Problem to work on =
Only the lines from the top of the listing below to the line that has "plt.rcParams['font.family'] = ['Liberation" should be echoed, with both ends kept and pictures left out.
=== Given material ===
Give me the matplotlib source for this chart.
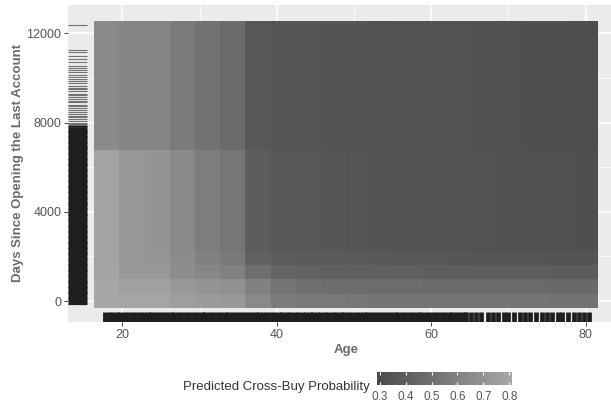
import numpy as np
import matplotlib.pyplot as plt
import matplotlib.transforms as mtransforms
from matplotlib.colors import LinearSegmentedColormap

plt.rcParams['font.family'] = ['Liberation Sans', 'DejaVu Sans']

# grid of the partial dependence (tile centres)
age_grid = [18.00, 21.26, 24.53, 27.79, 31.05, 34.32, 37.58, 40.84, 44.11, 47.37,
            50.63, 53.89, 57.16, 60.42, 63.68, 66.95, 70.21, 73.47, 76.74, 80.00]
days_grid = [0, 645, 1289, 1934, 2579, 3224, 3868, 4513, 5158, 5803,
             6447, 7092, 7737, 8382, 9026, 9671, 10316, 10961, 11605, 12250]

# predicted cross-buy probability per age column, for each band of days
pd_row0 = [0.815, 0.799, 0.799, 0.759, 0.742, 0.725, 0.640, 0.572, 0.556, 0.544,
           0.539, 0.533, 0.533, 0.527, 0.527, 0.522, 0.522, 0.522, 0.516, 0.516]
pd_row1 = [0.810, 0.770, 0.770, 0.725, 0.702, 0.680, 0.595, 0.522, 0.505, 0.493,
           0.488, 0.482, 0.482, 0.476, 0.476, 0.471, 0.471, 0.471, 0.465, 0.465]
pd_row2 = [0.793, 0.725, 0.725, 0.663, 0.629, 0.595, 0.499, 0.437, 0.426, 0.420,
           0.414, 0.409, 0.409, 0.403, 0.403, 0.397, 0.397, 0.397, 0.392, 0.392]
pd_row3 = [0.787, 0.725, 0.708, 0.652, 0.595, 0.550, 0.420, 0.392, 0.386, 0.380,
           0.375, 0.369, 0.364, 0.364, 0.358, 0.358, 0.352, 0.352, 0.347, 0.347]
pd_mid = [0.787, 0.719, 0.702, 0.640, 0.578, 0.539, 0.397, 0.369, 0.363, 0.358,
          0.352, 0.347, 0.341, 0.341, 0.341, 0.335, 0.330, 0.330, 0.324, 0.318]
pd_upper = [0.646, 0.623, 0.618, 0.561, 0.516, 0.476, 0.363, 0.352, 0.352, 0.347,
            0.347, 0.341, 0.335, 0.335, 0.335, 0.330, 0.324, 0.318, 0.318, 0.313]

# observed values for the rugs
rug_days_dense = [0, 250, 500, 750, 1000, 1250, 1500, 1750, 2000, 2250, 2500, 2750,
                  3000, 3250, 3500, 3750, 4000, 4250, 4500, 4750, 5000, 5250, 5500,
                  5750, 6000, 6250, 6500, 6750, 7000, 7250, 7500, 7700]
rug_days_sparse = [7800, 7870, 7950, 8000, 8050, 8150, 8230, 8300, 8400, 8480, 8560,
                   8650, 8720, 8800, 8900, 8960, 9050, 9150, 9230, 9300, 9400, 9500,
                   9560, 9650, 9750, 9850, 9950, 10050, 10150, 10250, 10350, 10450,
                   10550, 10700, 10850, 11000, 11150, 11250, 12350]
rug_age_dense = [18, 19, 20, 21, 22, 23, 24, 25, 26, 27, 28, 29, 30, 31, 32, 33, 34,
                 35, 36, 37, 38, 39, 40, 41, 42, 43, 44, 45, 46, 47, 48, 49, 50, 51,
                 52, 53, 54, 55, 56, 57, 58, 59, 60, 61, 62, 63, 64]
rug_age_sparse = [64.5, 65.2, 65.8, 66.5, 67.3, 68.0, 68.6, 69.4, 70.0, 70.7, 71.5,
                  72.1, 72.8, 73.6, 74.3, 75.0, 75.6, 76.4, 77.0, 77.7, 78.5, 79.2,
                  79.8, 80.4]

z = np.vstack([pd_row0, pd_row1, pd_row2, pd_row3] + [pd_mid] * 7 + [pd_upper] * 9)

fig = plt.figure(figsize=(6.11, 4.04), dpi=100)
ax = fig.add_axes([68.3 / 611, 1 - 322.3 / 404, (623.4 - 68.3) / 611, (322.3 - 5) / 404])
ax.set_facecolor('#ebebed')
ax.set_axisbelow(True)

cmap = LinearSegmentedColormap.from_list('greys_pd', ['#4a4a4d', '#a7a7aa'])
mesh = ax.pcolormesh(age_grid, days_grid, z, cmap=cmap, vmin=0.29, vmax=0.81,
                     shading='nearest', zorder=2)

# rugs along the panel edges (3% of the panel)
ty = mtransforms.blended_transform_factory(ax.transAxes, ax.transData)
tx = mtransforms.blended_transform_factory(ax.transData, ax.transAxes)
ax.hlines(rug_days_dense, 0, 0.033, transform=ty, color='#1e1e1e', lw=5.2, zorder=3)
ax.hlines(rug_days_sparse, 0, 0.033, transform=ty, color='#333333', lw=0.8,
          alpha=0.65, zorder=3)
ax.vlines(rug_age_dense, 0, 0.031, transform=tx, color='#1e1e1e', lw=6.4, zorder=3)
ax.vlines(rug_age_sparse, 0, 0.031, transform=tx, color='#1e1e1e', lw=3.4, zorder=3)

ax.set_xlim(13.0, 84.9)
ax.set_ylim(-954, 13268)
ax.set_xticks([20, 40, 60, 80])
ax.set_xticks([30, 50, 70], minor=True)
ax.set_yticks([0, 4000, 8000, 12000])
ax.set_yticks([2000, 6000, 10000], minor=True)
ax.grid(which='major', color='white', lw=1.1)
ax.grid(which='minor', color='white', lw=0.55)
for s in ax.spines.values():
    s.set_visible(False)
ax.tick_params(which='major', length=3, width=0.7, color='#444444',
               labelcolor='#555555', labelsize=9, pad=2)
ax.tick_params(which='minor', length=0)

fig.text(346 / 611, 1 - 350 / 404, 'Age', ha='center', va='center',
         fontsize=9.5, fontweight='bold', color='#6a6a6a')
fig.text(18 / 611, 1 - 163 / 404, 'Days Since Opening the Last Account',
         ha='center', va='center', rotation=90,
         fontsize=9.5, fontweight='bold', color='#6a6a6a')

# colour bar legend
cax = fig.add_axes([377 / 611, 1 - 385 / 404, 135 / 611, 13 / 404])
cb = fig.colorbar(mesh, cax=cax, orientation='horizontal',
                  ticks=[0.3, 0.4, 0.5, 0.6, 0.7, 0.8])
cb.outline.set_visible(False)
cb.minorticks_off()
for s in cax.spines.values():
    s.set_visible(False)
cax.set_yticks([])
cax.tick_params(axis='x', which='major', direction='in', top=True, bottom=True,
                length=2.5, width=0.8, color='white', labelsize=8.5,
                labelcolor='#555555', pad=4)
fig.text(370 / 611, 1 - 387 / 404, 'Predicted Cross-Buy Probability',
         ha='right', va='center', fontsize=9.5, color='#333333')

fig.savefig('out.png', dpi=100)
===
Output for this exercise =
Give me the matplotlib source for this chart.
import numpy as np
import matplotlib.pyplot as plt
import matplotlib.transforms as mtransforms
from matplotlib.colors import LinearSegmentedColormap

plt.rcParams['font.family'] = ['Liberation Sans', 'DejaVu Sans']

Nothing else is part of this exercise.